__INFORMATION SUPPLIED__
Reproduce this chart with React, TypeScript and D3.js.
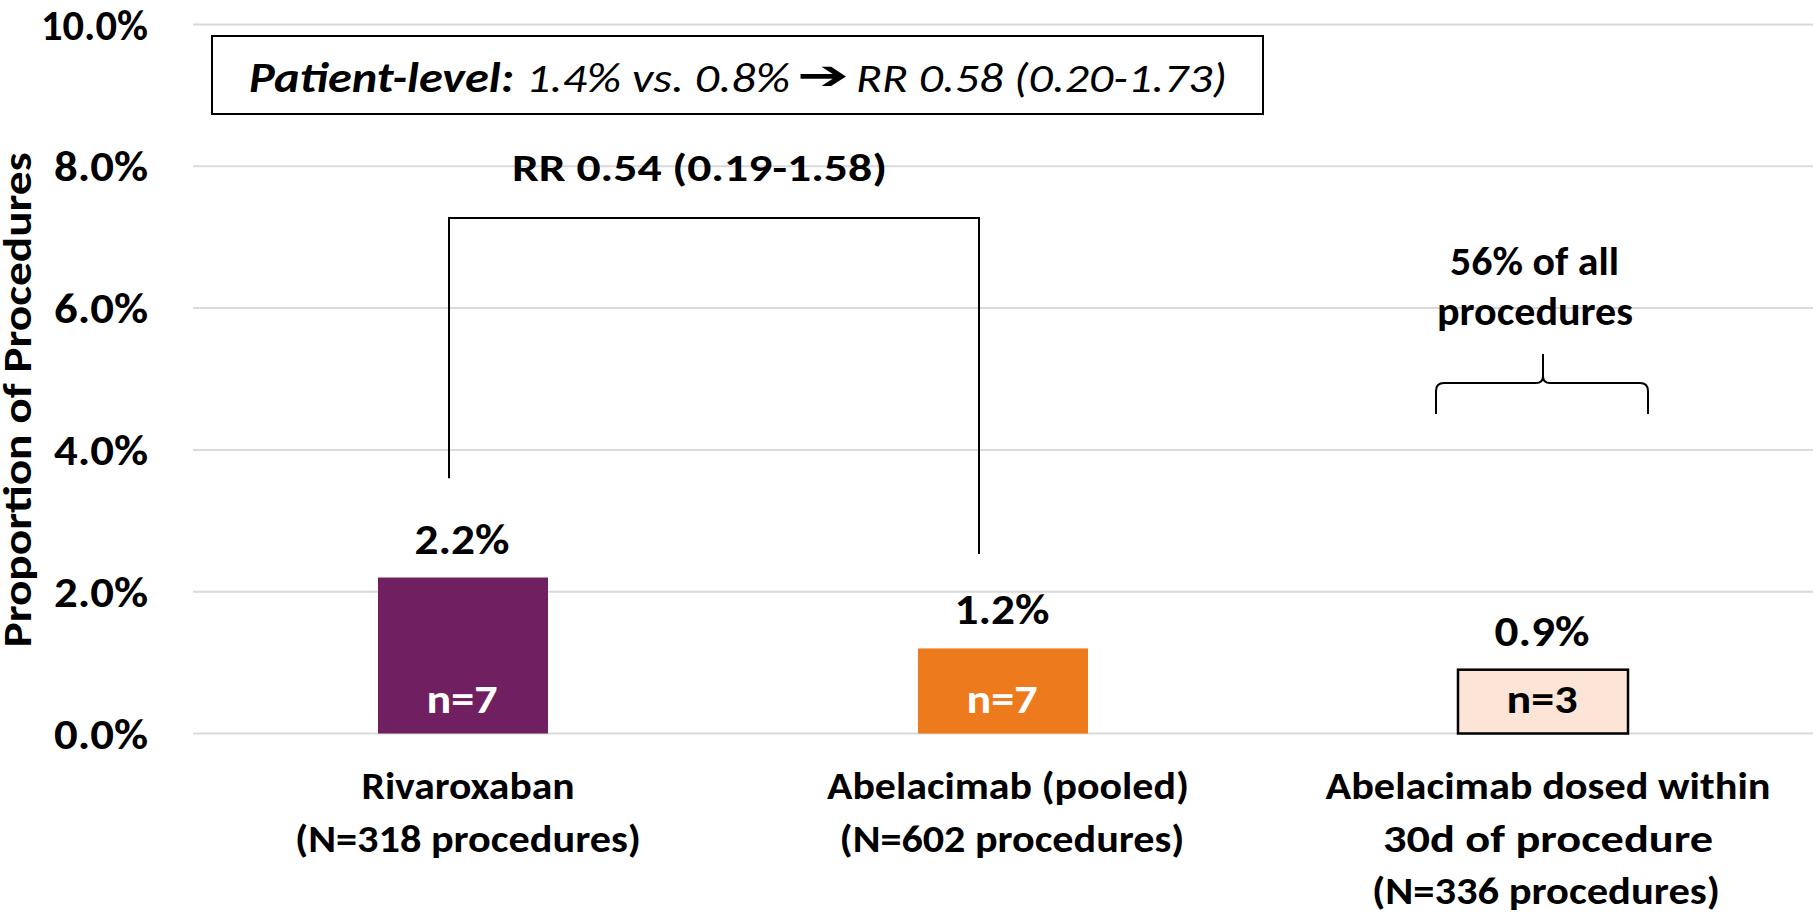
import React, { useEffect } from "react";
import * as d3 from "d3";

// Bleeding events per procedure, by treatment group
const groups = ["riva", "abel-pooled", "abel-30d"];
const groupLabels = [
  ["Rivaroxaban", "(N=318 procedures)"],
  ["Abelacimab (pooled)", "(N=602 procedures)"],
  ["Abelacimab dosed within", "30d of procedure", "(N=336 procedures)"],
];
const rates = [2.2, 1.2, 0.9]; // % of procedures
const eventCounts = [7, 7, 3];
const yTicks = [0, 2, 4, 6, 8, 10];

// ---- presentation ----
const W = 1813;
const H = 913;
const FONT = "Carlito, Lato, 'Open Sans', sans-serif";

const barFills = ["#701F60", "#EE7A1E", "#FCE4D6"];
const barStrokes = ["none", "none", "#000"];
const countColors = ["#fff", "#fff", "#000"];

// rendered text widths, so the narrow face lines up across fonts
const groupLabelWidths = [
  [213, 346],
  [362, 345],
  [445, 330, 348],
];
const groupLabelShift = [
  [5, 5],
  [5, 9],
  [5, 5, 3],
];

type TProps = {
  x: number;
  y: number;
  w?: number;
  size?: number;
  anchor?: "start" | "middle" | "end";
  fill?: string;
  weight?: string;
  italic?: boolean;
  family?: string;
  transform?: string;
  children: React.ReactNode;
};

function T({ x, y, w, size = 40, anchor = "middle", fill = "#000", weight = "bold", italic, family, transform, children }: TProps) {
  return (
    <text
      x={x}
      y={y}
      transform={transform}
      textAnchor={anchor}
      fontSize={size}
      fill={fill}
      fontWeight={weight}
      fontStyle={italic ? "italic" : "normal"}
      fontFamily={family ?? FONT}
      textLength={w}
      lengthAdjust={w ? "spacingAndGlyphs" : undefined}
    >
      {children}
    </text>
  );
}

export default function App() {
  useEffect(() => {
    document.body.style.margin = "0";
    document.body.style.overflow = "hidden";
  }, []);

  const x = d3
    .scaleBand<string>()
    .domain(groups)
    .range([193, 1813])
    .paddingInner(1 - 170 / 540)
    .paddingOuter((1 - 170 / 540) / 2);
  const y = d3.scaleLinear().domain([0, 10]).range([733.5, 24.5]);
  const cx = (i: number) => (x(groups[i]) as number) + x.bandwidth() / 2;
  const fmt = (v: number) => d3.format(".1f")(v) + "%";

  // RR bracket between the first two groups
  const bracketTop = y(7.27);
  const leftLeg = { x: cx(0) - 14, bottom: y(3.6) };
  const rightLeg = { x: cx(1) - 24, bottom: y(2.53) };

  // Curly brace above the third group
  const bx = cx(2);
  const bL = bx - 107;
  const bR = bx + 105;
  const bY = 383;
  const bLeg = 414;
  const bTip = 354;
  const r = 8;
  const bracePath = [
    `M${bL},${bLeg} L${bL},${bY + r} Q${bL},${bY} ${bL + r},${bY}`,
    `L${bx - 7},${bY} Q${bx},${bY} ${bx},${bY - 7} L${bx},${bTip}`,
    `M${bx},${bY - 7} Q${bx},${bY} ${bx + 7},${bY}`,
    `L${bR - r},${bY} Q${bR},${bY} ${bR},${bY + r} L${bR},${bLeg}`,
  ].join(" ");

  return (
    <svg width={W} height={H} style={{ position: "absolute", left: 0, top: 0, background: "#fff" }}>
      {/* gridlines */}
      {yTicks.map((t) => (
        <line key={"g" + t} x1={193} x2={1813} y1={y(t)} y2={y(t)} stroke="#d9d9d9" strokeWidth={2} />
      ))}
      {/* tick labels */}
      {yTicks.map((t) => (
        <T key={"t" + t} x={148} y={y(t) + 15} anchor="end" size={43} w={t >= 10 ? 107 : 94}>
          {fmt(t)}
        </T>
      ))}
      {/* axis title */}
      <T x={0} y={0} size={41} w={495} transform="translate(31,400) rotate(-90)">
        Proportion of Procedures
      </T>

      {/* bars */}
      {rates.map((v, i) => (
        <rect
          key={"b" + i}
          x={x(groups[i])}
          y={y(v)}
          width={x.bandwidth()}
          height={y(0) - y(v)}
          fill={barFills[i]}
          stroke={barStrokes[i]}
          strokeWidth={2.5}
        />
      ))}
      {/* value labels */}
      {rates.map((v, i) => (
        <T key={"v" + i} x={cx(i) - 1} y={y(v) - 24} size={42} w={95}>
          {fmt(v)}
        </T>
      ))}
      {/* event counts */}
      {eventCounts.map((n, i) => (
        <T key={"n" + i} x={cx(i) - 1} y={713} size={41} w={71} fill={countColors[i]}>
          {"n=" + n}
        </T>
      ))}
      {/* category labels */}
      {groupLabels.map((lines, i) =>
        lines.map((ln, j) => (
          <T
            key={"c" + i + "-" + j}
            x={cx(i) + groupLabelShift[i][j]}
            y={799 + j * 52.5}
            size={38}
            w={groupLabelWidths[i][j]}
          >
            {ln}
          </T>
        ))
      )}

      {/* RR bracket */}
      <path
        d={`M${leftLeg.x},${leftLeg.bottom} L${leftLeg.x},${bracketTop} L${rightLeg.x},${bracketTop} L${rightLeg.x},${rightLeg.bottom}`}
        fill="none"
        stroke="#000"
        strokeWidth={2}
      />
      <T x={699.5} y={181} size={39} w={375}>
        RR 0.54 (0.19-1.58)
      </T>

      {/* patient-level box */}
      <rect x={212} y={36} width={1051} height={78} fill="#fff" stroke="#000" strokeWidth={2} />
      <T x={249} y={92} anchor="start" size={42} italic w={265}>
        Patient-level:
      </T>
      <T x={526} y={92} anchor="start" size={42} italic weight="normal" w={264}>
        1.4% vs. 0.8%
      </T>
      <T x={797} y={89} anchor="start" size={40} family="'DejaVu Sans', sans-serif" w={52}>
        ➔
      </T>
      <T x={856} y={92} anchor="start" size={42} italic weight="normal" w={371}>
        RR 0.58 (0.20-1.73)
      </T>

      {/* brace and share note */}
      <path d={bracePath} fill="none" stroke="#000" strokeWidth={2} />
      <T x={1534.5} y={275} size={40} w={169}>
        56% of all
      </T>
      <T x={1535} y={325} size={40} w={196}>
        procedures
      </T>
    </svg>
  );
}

__GOAL__
Give the count of lines containing "React", with no added text.

__COMPLETED EXERCISE__
3